Les avions de chasse français, qui par le passé sont souvent intervenus en appui au pouvoir tchadien, ont commencé à décoller mardi de N’Djamena, enclenchant un retrait historique de l’armée française du pays après la résiliation de l’accord de défense liant les deux pays.
Le départ des Mirage est la conséquence de l’annonce par le Tchad, le jour anniversaire de son indépendance le 28 novembre, de mettre fin aux accords de sécurité et de défense qui le liaient à la France.
« Prenant acte de cette décision (…) les armées françaises retirent ce jour la capacité chasse présente à N’Djamena », a déclaré mardi l’état-major des armées françaises dans un communiqué.
Deux Mirage 2000D accompagnés d’un avion ravitailleur ont décollé peu avant 12H30 GMT de la base aérienne de Kossei, a affirmé à l’AFP une source française proche du dossier. Le troisième et dernier appareil devait encore décoller, a-t-elle précisé.
« Les modalités du désengagement des autres capacités militaires françaises présentes au Tchad font l’objet de coordination avec les autorités tchadiennes », a indiqué l’état-major.
Des avions de combat français ont été stationnés au Tchad quasiment sans discontinuer depuis l’indépendance en 1960, servant à la formation et l’entraînement des militaires tchadiens.
Ils constituaient également un appui aérien qui s’est avéré primordial à plusieurs reprises pour stopper des avancées rebelles cherchant à s’emparer du pouvoir.
Le Tchad était un maillon clé de la présence militaire française en Afrique, constituant le dernier point d’ancrage de Paris au Sahel après les retraits forcés de ses troupes au Mali, au Burkina Faso et au Niger.
L’état-major de l’armée tchadienne a confirmé dans un communiqué qu' »un début de retrait vient d’être effectué ce jour (…) par le départ d’une partie des avions de chasse » français.
« La présence de ce détachement ne se justifie plus » après la dénonciation de l’accord de défense par N’Djamena, a commenté une autre source française.
Aucun des deux pays n’a communiqué de calendrier précis de retrait du reste des moyens militaires.
– Interventions répétées –
Paris déployait jusque-là près de 1.000 personnels militaires sur trois emprises au Tchad – dont une majorité sur le camp Kossei.

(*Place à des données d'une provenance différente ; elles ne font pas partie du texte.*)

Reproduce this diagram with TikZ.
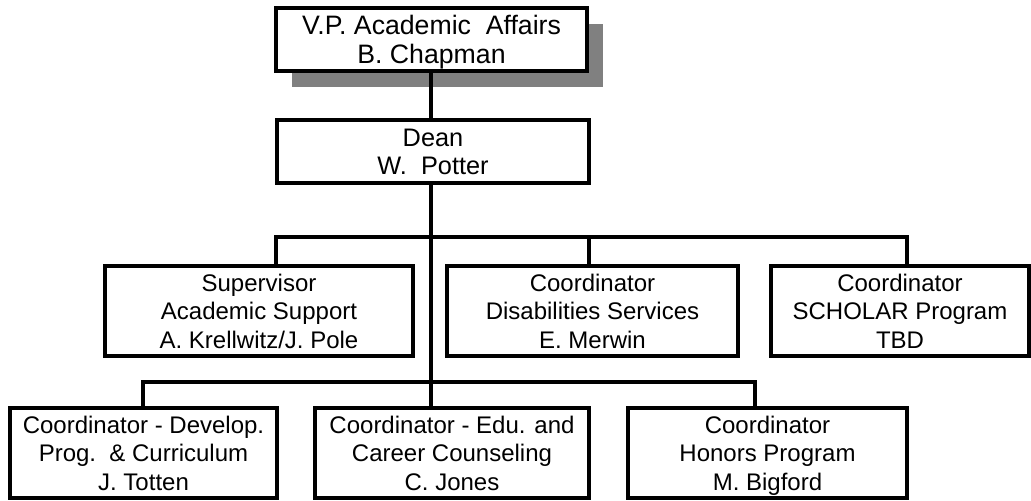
\documentclass[tikz,border=0pt]{standalone}
\usepackage{fontspec}
\setmainfont{Liberation Sans}
\begin{document}
\begin{tikzpicture}[x=0.75pt,y=-0.75pt,
  frame/.style={draw=black,line width=2.4pt,fill=white,inner sep=0pt,align=center},
  box/.style={frame,font=\fontsize{18}{21.5}\selectfont,text height=56pt,text depth=0pt,
    minimum height=90*0.75pt},
  vpbox/.style={frame,font=\fontsize{20}{22}\selectfont,text height=36.3pt,text depth=0pt,
    minimum height=63*0.75pt},
  deanbox/.style={frame,font=\fontsize{19}{21.5}\selectfont,text height=35.1pt,text depth=0pt,
    minimum height=63*0.75pt},
  conn/.style={draw=black,line width=2.4pt},
  shadowc/.style={fill=black!50}]
\useasboundingbox (0,0) rectangle (1031,500);
% shadow of top box
\fill[shadowc] (292,24) rectangle (603,87);
\node[vpbox,minimum width=311*0.75pt] (vp) at (431.5,39.5)
  {V.P. Academic\ \ Affairs\\B. Chapman};
\node[deanbox,minimum width=312*0.75pt] (dean) at (433,151.5)
  {Dean\\W.\ \ Potter};
\node[box,minimum width=308*0.75pt] (sup) at (259,311)
  {Supervisor\\Academic Support\\A. Krellwitz/J. Pole};
\node[box,minimum width=291*0.75pt] (dis) at (592.5,311)
  {Coordinator\\Disabilities Services\\E. Merwin};
\node[box,minimum width=258*0.75pt] (sch) at (900,311)
  {Coordinator\\SCHOLAR Program\\TBD};
\node[box,minimum width=267*0.75pt] (dev) at (143.5,453)
  {Coordinator - Develop.\\Prog.\ \ \& Curriculum\\J. Totten};
\node[box,minimum width=274*0.75pt] (edu) at (452,453)
  {Coordinator - Edu. and\\Career Counseling\\C. Jones};
\node[box,minimum width=279*0.75pt] (hon) at (767.5,453)
  {Coordinator\\Honors Program\\M. Bigford};
% connectors
\coordinate (tx) at (431,0);
\coordinate (b1w) at (276,237);
\coordinate (b1m) at (589,237);
\coordinate (b1e) at (907,237);
\coordinate (b2w) at (143,382);
\coordinate (b2e) at (755,382);
\draw[conn] (tx |- vp.south) -- (tx |- dean.north);
\draw[conn] (tx |- dean.south) -- (tx |- edu.north);
\draw[conn] (b1w |- sup.north) -- (b1w) -- (b1e) -- (b1e |- sch.north);
\draw[conn] (b1m) -- (b1m |- dis.north);
\draw[conn] (b2w |- dev.north) -- (b2w) -- (b2e) -- (b2e |- hon.north);
\end{tikzpicture}
\end{document}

Ce dispositif était toutefois amené à se réduire dans le cadre d’une reconfiguration de la présence militaire française au Sénégal, en Côte d’Ivoire et au Tchad pour laquelle l’envoyé personnel d’Emmanuel Macron en Afrique, Jean-Marie Bockel, avait été chargé de consulter les différents pays.
Par le passé, l’aviation française est intervenue en soutien de l’armée tchadienne, engagée au Tibesti à la fin des années 1960, contre des rebelles pro-libyens à la fin de la décennie suivante et dans les années 1980 (opérations Tacaud, Manta et Epervier).
Les Mirage étaient encore intervenus en 2006 et 2019. Cette fois-ci, le président Idriss Deby – père de l’actuel chef de l’Etat – avait demandé l’appui aérien des Français pour l’aider à stopper une colonne d’une cinquantaine de pick-up de rebelles de l’Union des forces de la résistance (UFR) qui descendait vers la capitale depuis la Libye.
Paris se servait aussi du détachement aérien au Tchad comme point d’appui dans la région: les Mirage sont intervenus en Centrafrique lors de l’opération Sangaris au milieu des années 2010 et surtout en appui des opérations Serval puis Barkhane au Mali, au Burkina Faso et au Niger.
– « A couteaux tirés » –
Selon une des sources françaises proches du dossier, une première réunion bilatérale s’est tenue vendredi pour coordonner le retrait français.
« Ce n’est pas eux qui ont demandé à ce qu’on parte aussi rapidement, c’est nous qui voulons garder le contrôle sur le retrait », a-t-elle précisé.
La décision de N’Djamena de dénoncer l’accord de défense historique entre les deux pays a pris Paris de court, alors que l’influence d’autres puissances – notamment russe – se fait de plus en plus sentir dans la région sahélienne.
« Il est temps pour le Tchad d’affirmer sa souveraineté pleine et entière et de redéfinir ses partenariats stratégiques selon ses priorités nationales », avait justifié le ministre des Affaires étrangères tchadien Abderaman Koulamallah fin novembre.
De son côté, le président Mahamat Deby Itno avait indiqué que cette rupture ne constituait « en aucun cas un rejet de la coopération internationale ni une remise en question de nos relations diplomatiques avec la France ».
Si les Tchadiens ont résilié l’accord de défense, « ils sont en train de se rendre compte de tout ce qu’ils sont en train de perdre », a estimé une des sources proches du dossier, évoquant des relations « à couteaux tirés » entre partisans du retrait et d’autres qui y étaient défavorables pour des raisons de sécurité nationale.